*Stated task*
Output the entries word for word. Omit images.

*Supplied records*

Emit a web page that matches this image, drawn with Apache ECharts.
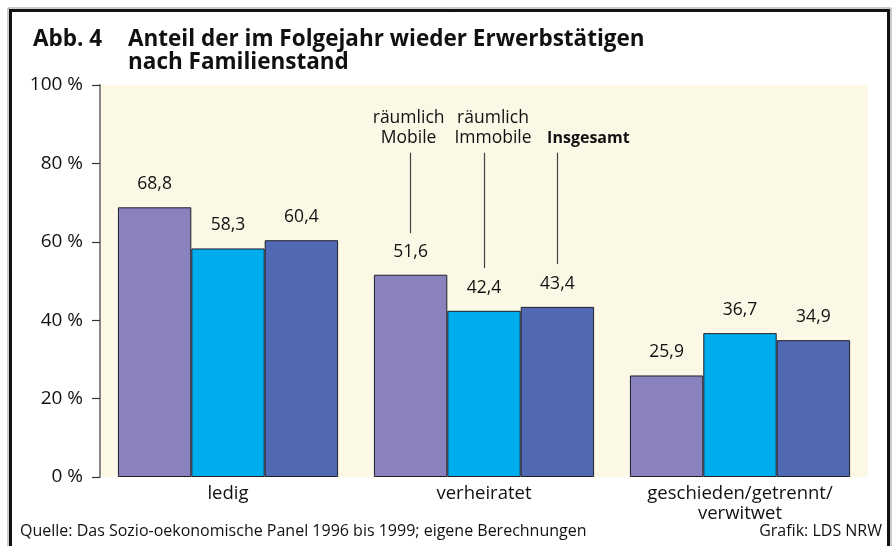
<!DOCTYPE html>
<html>
<head>
<meta charset="utf-8">
<script src="https://cdn.jsdelivr.net/npm/echarts@6/dist/echarts.min.js"></script>
<style>
  html, body { margin: 0; padding: 0; background: #fff; }
  #chart { width: 896px; height: 546px; }
</style>
</head>
<body>
<div id="chart"></div>
<script>
// categories and values
const categories = ["ledig", "verheiratet", "geschieden/getrennt/\nverwitwet"];
const mobile = [68.8, 51.6, 25.9];
const immobile = [58.3, 42.4, 36.7];
const total = [60.4, 43.4, 34.9];
const seriesNames = ["räumlich\nMobile", "räumlich\nImmobile", "Insgesamt"];
const yTicks = [0, 20, 40, 60, 80, 100];

// leader lines of the in-chart legend (from / to, in % units) on "verheiratet"
const leaderFrom = [62.2, 53.3, 54.3];
const leaderTo = [82.7, 82.7, 82.7];

const font = "'Open Sans', 'Noto Sans', sans-serif";
const colors = ["#8982bc", "#00adec", "#5169b3"];
const fmt = (v) => String(v).replace(".", ",");
// label text nudged sideways (padding) so the three legend texts don't touch
const legendPad = [[0, 4, 0, 0], [0, 0, 0, 18], [0, 0, 0, 62]];

function makeSeries(name, values, idx) {
  const isTotal = idx === 2;
  return {
    name: name,
    type: "bar",
    data: values,
    barGap: "0%",
    barCategoryGap: "14%",
    itemStyle: { color: colors[idx], borderColor: "#1d1d2b", borderWidth: 1 },
    label: {
      show: true,
      position: "top",
      distance: 14,
      color: "#111",
      fontFamily: font,
      fontSize: 17.5,
      formatter: (p) => fmt(p.value),
    },
    markLine: {
      silent: true,
      symbol: ["none", "none"],
      animation: false,
      lineStyle: { color: "#444", width: 1.2, type: "solid" },
      label: {
        show: true,
        position: "end",
        distance: isTotal ? 4 : 5,
        color: "#111",
        fontFamily: font,
        fontSize: isTotal ? 16 : 17.5,
        fontWeight: isTotal ? "bold" : "normal",
        lineHeight: 20,
        align: "center",
        padding: legendPad[idx],
        formatter: () => name,
      },
      data: [[
        { coord: [categories[1], leaderFrom[idx]] },
        { coord: [categories[1], leaderTo[idx]] },
      ]],
    },
  };
}

const chart = echarts.init(document.getElementById("chart"));
chart.setOption({
  animation: false,
  backgroundColor: "#fff",
  textStyle: { fontFamily: font },
  title: [
    {
      text: "Abb. 4",
      left: 33, top: 28, padding: 0,
      textStyle: { fontFamily: font, fontSize: 22.5, fontWeight: "bold", color: "#111", lineHeight: 23 },
    },
    {
      text: "Anteil der im Folgejahr wieder Erwerbstätigen\nnach Familienstand",
      left: 128, top: 28, padding: 0,
      textStyle: { fontFamily: font, fontSize: 22.5, fontWeight: "bold", color: "#111", lineHeight: 23 },
    },
  ],
  grid: {
    left: 100, right: 28, top: 85, bottom: 69,
    show: true, backgroundColor: "#fcf8e6", borderWidth: 0,
  },
  xAxis: {
    type: "category",
    data: categories,
    axisLine: { show: false },
    axisTick: { show: false },
    axisLabel: {
      color: "#111", fontFamily: font, fontSize: 18.5, lineHeight: 20, margin: 7,
    },
  },
  yAxis: {
    type: "value",
    min: yTicks[0],
    max: yTicks[yTicks.length - 1],
    interval: yTicks[1] - yTicks[0],
    splitLine: { show: false },
    axisLine: { show: true, lineStyle: { color: "#888", width: 2 } },
    axisTick: { show: true, length: 8, lineStyle: { color: "#333", width: 1.2 } },
    axisLabel: {
      color: "#111", fontFamily: font, fontSize: 19, margin: 17,
      formatter: (v) => v + " %",
    },
  },
  series: [
    makeSeries(seriesNames[0], mobile, 0),
    makeSeries(seriesNames[1], immobile, 1),
    makeSeries(seriesNames[2], total, 2),
  ],
  graphic: [
    {
      type: "rect", silent: true, z: 100,
      shape: { x: 8, y: 8, width: 883, height: 600 },
      style: { fill: "none", stroke: "#999", lineWidth: 1 },
    },
    {
      type: "rect", silent: true, z: 100,
      shape: { x: 10.5, y: 10.5, width: 878, height: 600 },
      style: { fill: "none", stroke: "#111", lineWidth: 3 },
    },
    {
      type: "text", left: 20, top: 523, silent: true,
      style: { text: "Quelle: Das Sozio-oekonomische Panel 1996 bis 1999; eigene Berechnungen", fill: "#111", font: "16px " + font },
    },
    {
      type: "text", right: 14, top: 523, silent: true,
      style: { text: "Grafik: LDS NRW", fill: "#111", font: "16px " + font },
    },
  ],
});
</script>
</body>
</html>
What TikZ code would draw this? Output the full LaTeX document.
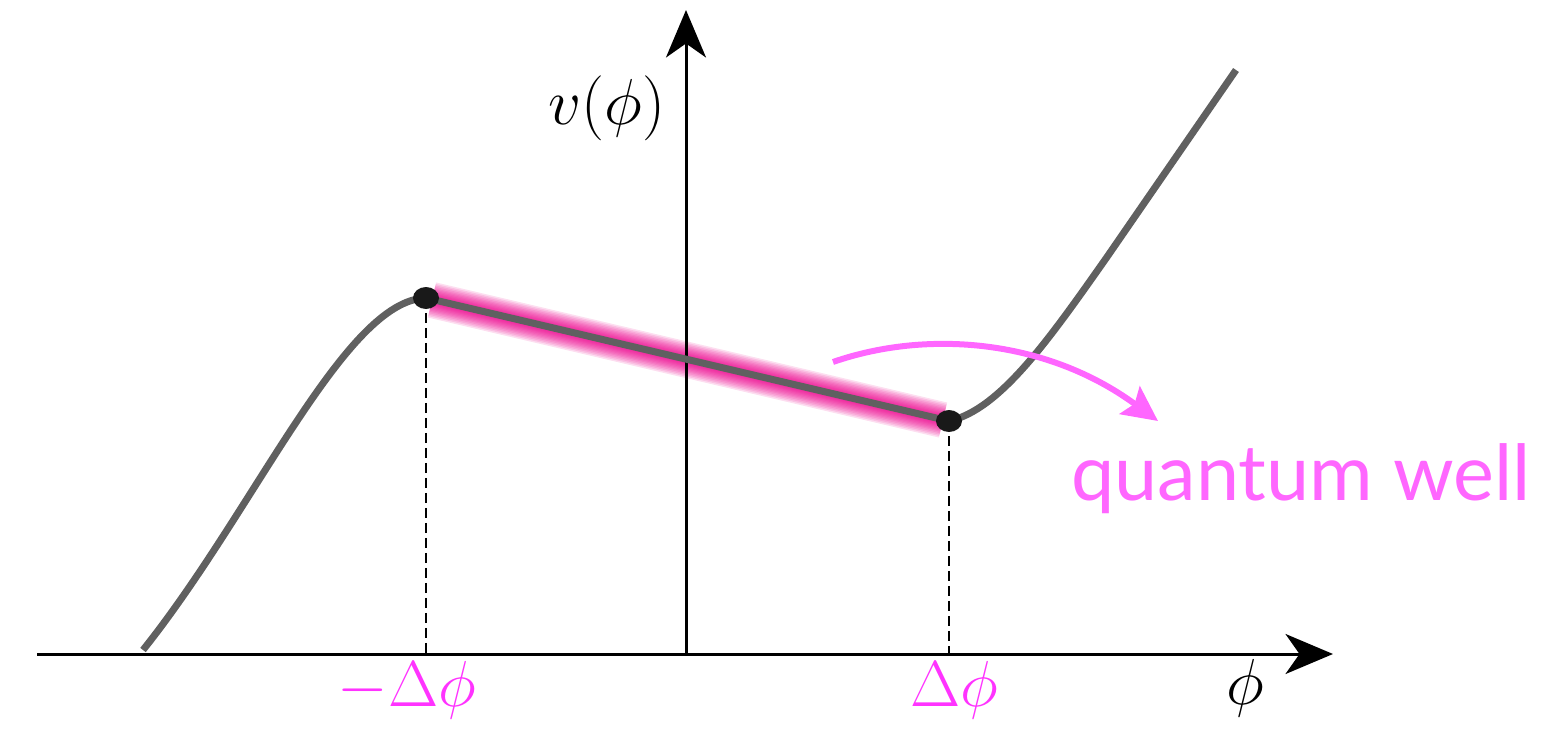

*Problem solution*
Emit a web page that matches this image, drawn with Apache ECharts.
<!DOCTYPE html>
<html>
<head>
<meta charset="utf-8">
<script src="https://cdn.jsdelivr.net/npm/echarts@6/dist/echarts.min.js"></script>
<style>
  html, body { margin: 0; padding: 0; background: #fff; }
  #chart { width: 896px; height: 546px; }
</style>
</head>
<body>
<div id="chart"></div>
<script>
// categories and values
const categories = ["ledig", "verheiratet", "geschieden/getrennt/\nverwitwet"];
const mobile = [68.8, 51.6, 25.9];
const immobile = [58.3, 42.4, 36.7];
const total = [60.4, 43.4, 34.9];
const seriesNames = ["räumlich\nMobile", "räumlich\nImmobile", "Insgesamt"];
const yTicks = [0, 20, 40, 60, 80, 100];

// leader lines of the in-chart legend (from / to, in % units) on "verheiratet"
const leaderFrom = [62.2, 53.3, 54.3];
const leaderTo = [82.7, 82.7, 82.7];

const font = "'Open Sans', 'Noto Sans', sans-serif";
const colors = ["#8982bc", "#00adec", "#5169b3"];
const fmt = (v) => String(v).replace(".", ",");
// label text nudged sideways (padding) so the three legend texts don't touch
const legendPad = [[0, 4, 0, 0], [0, 0, 0, 18], [0, 0, 0, 62]];

function makeSeries(name, values, idx) {
  const isTotal = idx === 2;
  return {
    name: name,
    type: "bar",
    data: values,
    barGap: "0%",
    barCategoryGap: "14%",
    itemStyle: { color: colors[idx], borderColor: "#1d1d2b", borderWidth: 1 },
    label: {
      show: true,
      position: "top",
      distance: 14,
      color: "#111",
      fontFamily: font,
      fontSize: 17.5,
      formatter: (p) => fmt(p.value),
    },
    markLine: {
      silent: true,
      symbol: ["none", "none"],
      animation: false,
      lineStyle: { color: "#444", width: 1.2, type: "solid" },
      label: {
        show: true,
        position: "end",
        distance: isTotal ? 4 : 5,
        color: "#111",
        fontFamily: font,
        fontSize: isTotal ? 16 : 17.5,
        fontWeight: isTotal ? "bold" : "normal",
        lineHeight: 20,
        align: "center",
        padding: legendPad[idx],
        formatter: () => name,
      },
      data: [[
        { coord: [categories[1], leaderFrom[idx]] },
        { coord: [categories[1], leaderTo[idx]] },
      ]],
    },
  };
}

const chart = echarts.init(document.getElementById("chart"));
chart.setOption({
  animation: false,
  backgroundColor: "#fff",
  textStyle: { fontFamily: font },
  title: [
    {
      text: "Abb. 4",
      left: 33, top: 28, padding: 0,
      textStyle: { fontFamily: font, fontSize: 22.5, fontWeight: "bold", color: "#111", lineHeight: 23 },
    },
    {
      text: "Anteil der im Folgejahr wieder Erwerbstätigen\nnach Familienstand",
      left: 128, top: 28, padding: 0,
      textStyle: { fontFamily: font, fontSize: 22.5, fontWeight: "bold", color: "#111", lineHeight: 23 },
    },
  ],
  grid: {
    left: 100, right: 28, top: 85, bottom: 69,
    show: true, backgroundColor: "#fcf8e6", borderWidth: 0,
  },
  xAxis: {
    type: "category",
    data: categories,
    axisLine: { show: false },
    axisTick: { show: false },
    axisLabel: {
      color: "#111", fontFamily: font, fontSize: 18.5, lineHeight: 20, margin: 7,
    },
  },
  yAxis: {
    type: "value",
    min: yTicks[0],
    max: yTicks[yTicks.length - 1],
    interval: yTicks[1] - yTicks[0],
    splitLine: { show: false },
    axisLine: { show: true, lineStyle: { color: "#888", width: 2 } },
    axisTick: { show: true, length: 8, lineStyle: { color: "#333", width: 1.2 } },
    axisLabel: {
      color: "#111", fontFamily: font, fontSize: 19, margin: 17,
      formatter: (v) => v + " %",
    },
  },
  series: [
    makeSeries(seriesNames[0], mobile, 0),
    makeSeries(seriesNames[1], immobile, 1),
    makeSeries(seriesNames[2], total, 2),
  ],
  graphic: [
    {
      type: "rect", silent: true, z: 100,
      shape: { x: 8, y: 8, width: 883, height: 600 },
      style: { fill: "none", stroke: "#999", lineWidth: 1 },
    },
    {
      type: "rect", silent: true, z: 100,
      shape: { x: 10.5, y: 10.5, width: 878, height: 600 },
      style: { fill: "none", stroke: "#111", lineWidth: 3 },
    },
    {
      type: "text", left: 20, top: 523, silent: true,
      style: { text: "Quelle: Das Sozio-oekonomische Panel 1996 bis 1999; eigene Berechnungen", fill: "#111", font: "16px " + font },
    },
    {
      type: "text", right: 14, top: 523, silent: true,
      style: { text: "Grafik: LDS NRW", fill: "#111", font: "16px " + font },
    },
  ],
});
</script>
</body>
</html>
What TikZ code would draw this? Output the full LaTeX document.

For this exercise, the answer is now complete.